Before pushing changes live to S3, use the Pelican’s devserver to stage and view changes.

  1. Install the packages you need to run the devserver with:

    sudo dnf install pelican python-packaging
  2. Check out the repo at:

    git@github.com:fedora-infra/statusfpo.git
  3. Run the devserver with:

    make devserver
  4. View the generated site at http://0.0.0.0:8000. Note that any changes to the content and theme will automatically regenerate.

  5. Commit changes (or open a Pull Request) to https://github.com/fedora-infra/statusfpo

Create a new outage

  1. Add a markdown file to either content/planned/, content/ongoing, or content/resolved/. The name of the file needs to be unique, so check the resolved outages for an idea on how to name your file.

  2. Add your outage notice to the markdown file, for example:

    Title: Buzzilla Slow
    Date: 2021-04-28 10:22+0000
    OutageFinish: 2021-04-28 13:30+0000
    Ticket: 123456
    
    A swarm of bees have taken up residence in one of
    the Buzzilla Server rooms. Consequently, some
    requests to Buzzilla may respond slower than
    usual. An apiarist has been called to capture
    and relocate the swarm.
    • Note that OutageFinish is optional, but should really only be ommited if the projected / or actual outage time is unknown.

    • When providing dated, keep the timezone offset at +0000 / UTC datetimes

Moving an outage

To move an outage, say from Planned to Ongoing simply move the markdown file into a different status directory in content/, and regenerate.

Publishing

Only members of sysadmin-main and people given the AWS credentials can update the status website.

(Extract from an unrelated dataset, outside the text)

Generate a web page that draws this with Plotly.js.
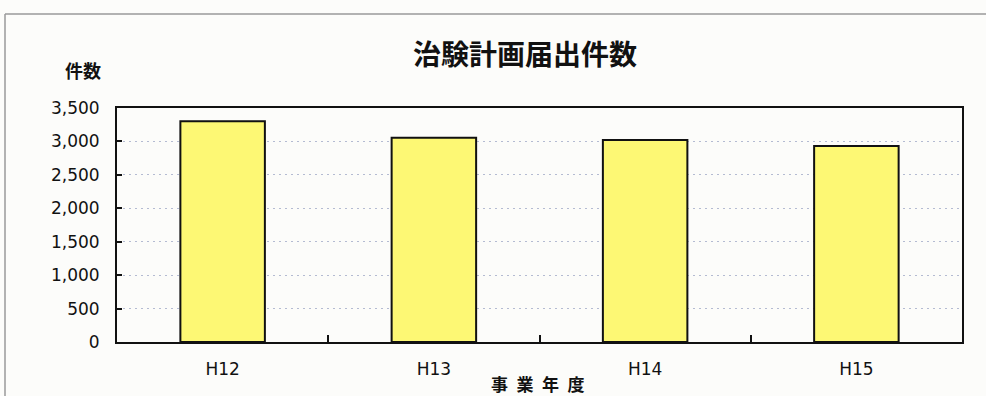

Initial Configuration for Publishing

  1. First, install the AWS command line tool with:

    sudo dnf install aws-cli
  2. Grab ansible-private/files/aws-status-credentials and store in ~/.aws/credentials.

  3. Run:

    aws configure set preview.cloudfront true

Publishing changes live

Once you are satisfied with your changes and how they look on the devserver, and they have been committed to Git, and push the built changes live with the command:

make upload

Note that this command only updates content changes (i.e. adding / moving outages)

Publishing theme changes

If your changes involve changes to the theme, run the following command to upload everything content and theme changes to the live server:

make upload-theme

Renewing SSL certificate

  1. Run certbot to generate certificate and have it signed by LetsEncrypt (you can run this command anywhere certbot is installed, you can use your laptop or certgetter01.iad2.fedoraproject.org):

    rm -rf ~/certbot
    certbot certonly --agree-tos -m admin@fedoraproject.org --no-eff-email --manual --manual-public-ip-logging-ok -d status.fedoraproject.org -d www.fedorastatus.org --preferred-challenges http-01 --config-dir ~/certbot/conf --work-dir ~/certbot/work --logs-dir ~/certbot/log
  2. You will be asked to make specific file available under specific URL. In a different terminal upload requested file to AWS S3 bucket:

    echo SOME_VALUE >myfile
    aws --profile statusfpo s3 cp myfile s3://status.fedoraproject.org/.well-known/acme-challenge/SOME_FILE
  3. Verify that uploaded file is available under the rigt URL. If previous certificate already expired you may need to run curl with -k option:

    curl -kL http://www.fedorastatus.org/.well-known/acme-challenge/SOME_FILE
  4. After making sure that curl outputs expected value, go back to certbot run and continue by pressing Enter. You will be asked to repeat steps 2 and 3 for another domain. Note that S3 bucket name should stay the same.

  5. Deploy generated certificate to AWS. This requires additional permissions on AWS.